Патологоанатом дотронулся длинным, тонким указательным пальцем до губ и перенес это прикосновение до зеркала. То был особый знак, которым он награждал себя ежедневно, выполнял его как никому непонятный ритуал. Затем надел белый халат, шапочку, клеенчатый фартук цвета пенки на домашней ряженке, резиновые перчатки, достаточно плотные и вместе с тем прозрачные настолько, что под их кожицей проступали его набухшие вены. Давно, пo молодости лет, для пущей чувствительности пальцев, он насмешливо отвергал резину, не брезгуя погружаться в мертвую плоть голыми руками. Неизвестно, сколько бы долго продлилась эта бравада, если бы инфекция однажды серьезно не поразила его кожу. Кисти, особенно впадинки между пальцев, покрылись багровой, зудящей сыпью, которая, не мешкая, поползла вверх к локтевому суставу. Лечение, конечно же, было проделано вовремя, что сразило одного из представителей «кокков» и спасло будущего мастера патанатомии от возможных тяжких последствий. С тех пор перчатки вернули себе его расположение и уважение.

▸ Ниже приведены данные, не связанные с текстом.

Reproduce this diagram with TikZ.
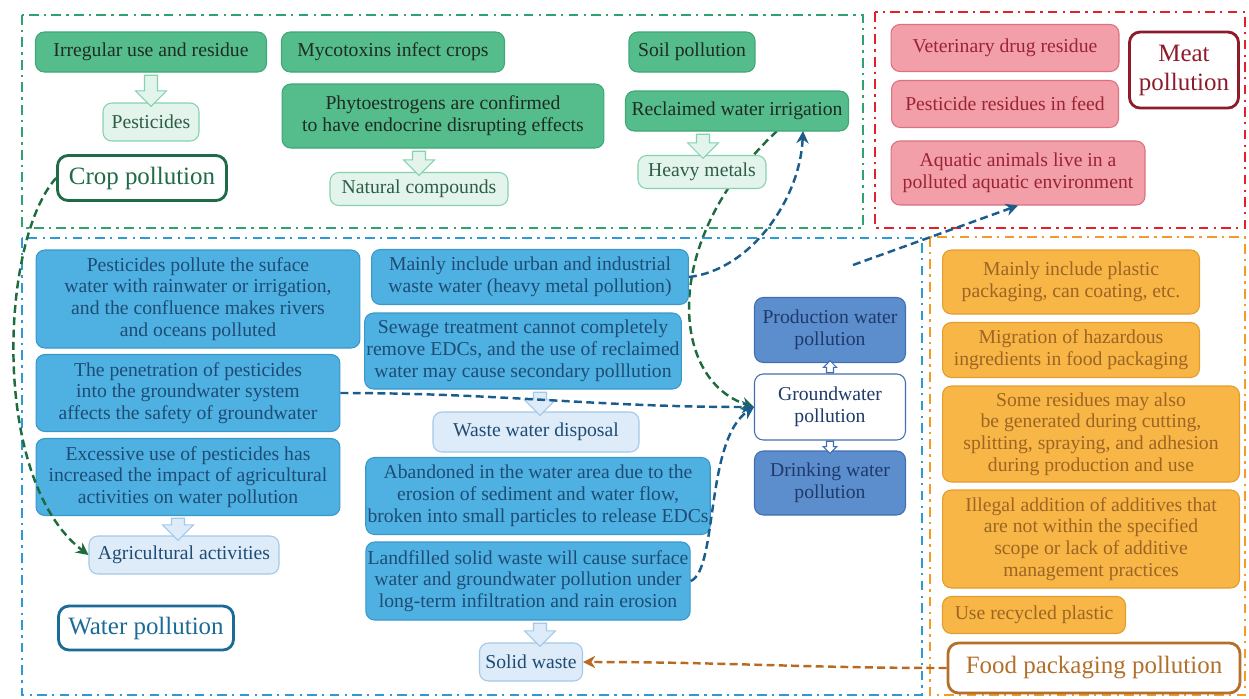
\documentclass[tikz,border=0pt]{standalone}
\usepackage{fontspec}
\setmainfont{Liberation Serif}
\usepackage{tikz}
\usetikzlibrary{arrows.meta, shapes.arrows, backgrounds}

\definecolor{cropdark}{HTML}{55BD8B}
\definecolor{cropdarkline}{HTML}{3FA775}
\definecolor{croplight}{HTML}{E2F4EB}
\definecolor{croplightline}{HTML}{86D2AE}
\definecolor{croptext}{HTML}{1F2B25}
\definecolor{croplighttext}{HTML}{2F5C47}
\definecolor{cropframe}{HTML}{2FA36F}
\definecolor{croptitle}{HTML}{1E6B45}
\definecolor{meatfill}{HTML}{F29FA9}
\definecolor{meatline}{HTML}{D9727F}
\definecolor{meattext}{HTML}{9A2434}
\definecolor{meatframe}{HTML}{E3212B}
\definecolor{meattitle}{HTML}{8E1B2A}
\definecolor{waterfill}{HTML}{4EB1E2}
\definecolor{waterline}{HTML}{3A98C8}
\definecolor{watertext}{HTML}{1E4C75}
\definecolor{waterlight}{HTML}{DDECF8}
\definecolor{waterlightline}{HTML}{A3C8EA}
\definecolor{waterdark}{HTML}{5C8DCC}
\definecolor{waterdarkline}{HTML}{416FB1}
\definecolor{waterdarktext}{HTML}{1E3A6B}
\definecolor{waterframe}{HTML}{2C9AD6}
\definecolor{watertitle}{HTML}{1B6B97}
\definecolor{foodfill}{HTML}{F8B647}
\definecolor{foodline}{HTML}{E39C2E}
\definecolor{foodtext}{HTML}{9C6524}
\definecolor{foodframe}{HTML}{F39B26}
\definecolor{foodtitle}{HTML}{B2702A}
\definecolor{greenlink}{HTML}{1E6B3E}
\definecolor{bluelink}{HTML}{1A5D8C}
\definecolor{brownlink}{HTML}{B86A20}

\begin{document}
\begin{tikzpicture}[
    x=0.02cm, y=-0.02cm,
    box/.style={draw, rounded corners=5pt, align=center, inner sep=1pt, line width=0.6pt, font=\fontsize{11.2}{12.4}\selectfont},
    cropbox/.style={box, fill=cropdark, draw=cropdarkline, text=croptext},
    croplow/.style={box, fill=croplight, draw=croplightline, text=croplighttext},
    meatbox/.style={box, fill=meatfill, draw=meatline, text=meattext},
    waterbox/.style={box, fill=waterfill, draw=waterline, text=watertext},
    waterlow/.style={box, fill=waterlight, draw=waterlightline, text=watertext},
    waterdeep/.style={box, fill=waterdark, draw=waterdarkline, text=waterdarktext},
    foodbox/.style={box, fill=foodfill, draw=foodline, text=foodtext},
    title/.style={draw, fill=white, rounded corners=6pt, line width=1.6pt, align=center, inner sep=1pt, font=\fontsize{14.2}{16.5}\selectfont},
    frame/.style={line width=1.5pt, dash pattern=on 5.5pt off 3pt on 1.3pt off 3pt},
    flow/.style={single arrow, rotate=-90, inner sep=0pt, inner ysep=3.4pt, single arrow head extend=5.1pt, single arrow head indent=0pt, line width=0.6pt},
    smallflow/.style={flow, inner ysep=1.7pt, single arrow head extend=1.8pt, minimum height=0.24cm, fill=white, draw=waterdarkline},
    link/.style={line width=1.4pt, dash pattern=on 4.5pt off 2.5pt, -{Stealth[length=7pt,width=7pt]}},
]
  \useasboundingbox (0,0) rectangle (1249,698);

  \draw[frame, cropframe] (22,15) rectangle (863,228);
  \draw[frame, meatframe] (875,12) rectangle (1245,228);
  \draw[frame, waterframe] (22,238) rectangle (922,695);
  \draw[frame, foodframe] (930,237) rectangle (1245,695);

  \node[cropbox, minimum width=4.62cm, minimum height=0.8cm] (irr) at (151,52) {Irregular use and residue};
  \node[croplow, minimum width=1.92cm, minimum height=0.76cm] (pest) at (151,122) {Pesticides};
  \node[title, draw=croptitle, text=croptitle, minimum width=3.38cm, minimum height=0.9cm] (croppol) at (142,178) {Crop pollution};
  \node[cropbox, minimum width=4.46cm, minimum height=0.8cm] (myco) at (393,52) {Mycotoxins infect crops};
  \node[cropbox, minimum width=6.44cm, minimum height=1.28cm] (phyto) at (443,116) {Phytoestrogens are confirmed\\to have endocrine disrupting effects};
  \node[croplow, minimum width=3.56cm, minimum height=0.66cm] (natural) at (419,189) {Natural compounds};
  \node[cropbox, minimum width=2.52cm, minimum height=0.8cm] (soil) at (692,52) {Soil pollution};
  \node[cropbox, minimum width=4.46cm, minimum height=0.8cm] (recl) at (737,111) {Reclaimed water irrigation};
  \node[croplow, minimum width=2.56cm, minimum height=0.66cm] (heavy) at (702,172) {Heavy metals};

  \node[meatbox, minimum width=4.56cm, minimum height=0.94cm] (vet) at (1005,48) {Veterinary drug residue};
  \node[meatbox, minimum width=4.54cm, minimum height=0.94cm] (feed) at (1005,104) {Pesticide residues in feed};
  \node[meatbox, minimum width=5.08cm, minimum height=1.28cm] (aquatic) at (1018,173) {Aquatic animals live in a\\polluted aquatic environment};
  \node[title, draw=meattitle, text=meattitle, minimum width=2.18cm, minimum height=1.52cm] (meatpol) at (1184,70) {Meat\\pollution};

  \node[waterbox, minimum width=6.48cm, minimum height=1.96cm] (surface) at (198,299) {Pesticides pollute the suface\\water with rainwater or irrigation,\\and the confluence makes rivers\\and oceans polluted};
  \node[waterbox, minimum width=6.08cm, minimum height=1.54cm] (penetr) at (188,393) {The penetration of pesticides\\into the groundwater system\\affects the safety of groundwater};
  \node[waterbox, minimum width=6.08cm, minimum height=1.54cm] (excess) at (188,477) {Excessive use of pesticides has\\increased the impact of agricultural\\activities on water pollution};
  \node[waterlow, minimum width=3.8cm, minimum height=0.76cm] (agri) at (184,555) {Agricultural activities};
  \node[title, draw=watertitle, text=watertitle, minimum width=3.5cm, minimum height=0.88cm] (waterpol) at (146,628) {Water pollution};
  \node[waterbox, minimum width=6.34cm, minimum height=1.1cm] (urban) at (530,277) {Mainly include urban and industrial\\waste water (heavy metal pollution)};
  \node[waterbox, minimum width=6.24cm, minimum height=1.52cm] (sewage) at (523,351) {Sewage treatment cannot completely\\remove EDCs, and the use of reclaimed\\water may cause secondary polllution};
  \node[waterlow, minimum width=4.12cm, minimum height=0.8cm] (wwd) at (536,432) {Waste water disposal};
  \node[waterbox, minimum width=6.86cm, minimum height=1.54cm] (aband) at (538,496) {Abandoned in the water area due to the\\erosion of sediment and water flow,\\broken into small particles to release EDCs};
  \node[waterbox, minimum width=6.42cm, minimum height=1.56cm] (landf) at (528,581) {Landfilled solid waste will cause surface\\water and groundwater pollution under\\long-term infiltration and rain erosion};
  \node[waterlow, minimum width=2.06cm, minimum height=0.76cm] (solid) at (531,662) {Solid waste};
  \node[waterdeep, minimum width=3.02cm, minimum height=1.3cm] (prod) at (830,330) {Production water\\pollution};
  \node[box, fill=white, draw=waterdarkline, text=waterdarktext, minimum width=3.02cm, minimum height=1.32cm] (ground) at (830,407) {Groundwater\\pollution};
  \node[waterdeep, minimum width=3.02cm, minimum height=1.28cm] (drink) at (830,483) {Drinking water\\pollution};

  \node[foodbox, minimum width=5.14cm, minimum height=1.28cm] (plastic) at (1071,282) {Mainly include plastic\\packaging, can coating, etc.};
  \node[foodbox, minimum width=5.14cm, minimum height=1.1cm] (migr) at (1071,350) {Migration of hazardous\\ingredients in food packaging};
  \node[foodbox, minimum width=5.94cm, minimum height=1.92cm] (resid) at (1091,434) {Some residues may also\\be generated during cutting,\\splitting, spraying, and adhesion\\during production and use};
  \node[foodbox, minimum width=5.94cm, minimum height=1.96cm] (illegal) at (1091,539) {Illegal addition of additives that\\are not within the specified\\scope or lack of additive\\management practices};
  \node[foodbox, minimum width=3.66cm, minimum height=0.74cm] (recyc) at (1034,615) {Use recycled plastic};
  \node[title, draw=foodtitle, text=foodtitle, minimum width=5.84cm, minimum height=1.0cm] (foodpol) at (1094,668) {Food packaging pollution};

  \node[flow, fill=croplight, draw=croplightline, minimum height=0.62cm] (irrpest) at (151,87.5) {};
  \node[flow, fill=croplight, draw=croplightline, minimum height=0.48cm] (phytonat) at (419,160) {};
  \node[flow, fill=croplight, draw=croplightline, minimum height=0.48cm] (reclheavy) at (703,143) {};
  \node[flow, fill=waterlight, draw=waterlightline, minimum height=0.44cm] (excessagri) at (178,526) {};
  \node[flow, fill=waterlight, draw=waterlightline, minimum height=0.46cm] (sewagewwd) at (540,400.5) {};
  \node[flow, fill=waterlight, draw=waterlightline, minimum height=0.46cm] (landfsolid) at (540,631.5) {};
  \node[smallflow, rotate=180] (groundprod) at (830,368.5) {};
  \node[smallflow] (grounddrink) at (830,445.5) {};

  \coordinate (aqstart) at (853,265);

  \begin{scope}[on background layer]
    \draw[link, greenlink] (777,131) .. controls (660,240) and (670,380) .. (ground.west);
  \end{scope}
  \draw[link, greenlink] (croppol.west) .. controls (0,240) and (-10,480) .. (agri.west);
  \draw[link, bluelink] (urban.east) .. controls (750,270) and (800,200) .. (803,131);
  \draw[link, bluelink] (penetr.east) to[out=0, in=180] (ground.west);
  \draw[link, bluelink] (landf.east) .. controls (718,570) and (705,440) .. (ground.west);
  \draw[link, bluelink] (aqstart) -- (aquatic.south);
  \draw[link, brownlink] (foodpol.west) to[out=180, in=0] (solid.east);
\end{tikzpicture}
\end{document}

Снимать уличную обувь не было необходимости. Ни один из самых злостных микробов, добравшийся до морга на пыльной обуви патологоанатома, уже ничем не мог навредить его пациентам. Но, следуя своей какой-то внутренней дисциплине, он всегда менял ступням место обитания перед началом работы. И на этот раз скинул любимые замшевые мокасины, надел резиновые тапки-калоши. Последний взгляд в зеркало – на него смотрел уже иной человек, более подходящий не внешнему разноцветному миру, а безмолвному за той дверью, куда не желает ступать вне срока ни одна нога живущего.
Для патологоанатома не существовало рабочего времени и расписания. В морге он проводил большую часть своей жизни. Утро, день, вечер, иногда и ночь. Его уходы были связаны лишь с действительными нуждами – купить еды, сигарет, сменить одежду – с теми бытовыми мелочами, которые мешали ему целиком отдаваться своему делу. Частенько он сутками не покидал рабочее место, и тогда сослуживцы заботливо подкармливали его и снабжали табаком.
Он прекрасно знал, что представляют собой легкие курильщика. Но эта неприглядная картинка поразила его воображение лишь однажды, на первом вскрытии. Он опасался наступления того дня. Неделю перед этим пил, курил до посинения, набивал уши садистскими медицинскими анекдотами, что, как горох, сыпались из уст старшекурсников. Ему было уже за двадцать пять, когда азы избранной им профессии лишь только начали отпечатываться в его гуманитарном мозге. Над его печальным романтизмом подшучивали юнцы-однокашники, уже к своим двадцати ставшие циничными акулами-медиками. Они демонстрировали перед ним свое фиглярство в самых что ни на есть неподходящих местах. А предстоящий поход в анатомичку вообще раскрепостил их фантазии.
Он не спал в ту ночь. Отказаться, сославшись на болезнь, не имело смысла. Он добровольно бросил свою жизнь в склизкие, пропахшие формалином лапы данной профессии, и ему ничего не оставалось, как молча подавлять рвотный рефлекс и сливаться с ужасом предстоящего.
ГЛАВА 2
Он стоял серо-зеленый возле анатомического мраморного стола. Казалось, даже дыхание соседа нарушит его равновесие, и будущий патологоанатом рухнет на кафельный пол. Он держался, призывая на помощь всю свою мужскую волю и гордость. Свалиться – означало нескончаемое презрение сокурсников и всего института. И он держался.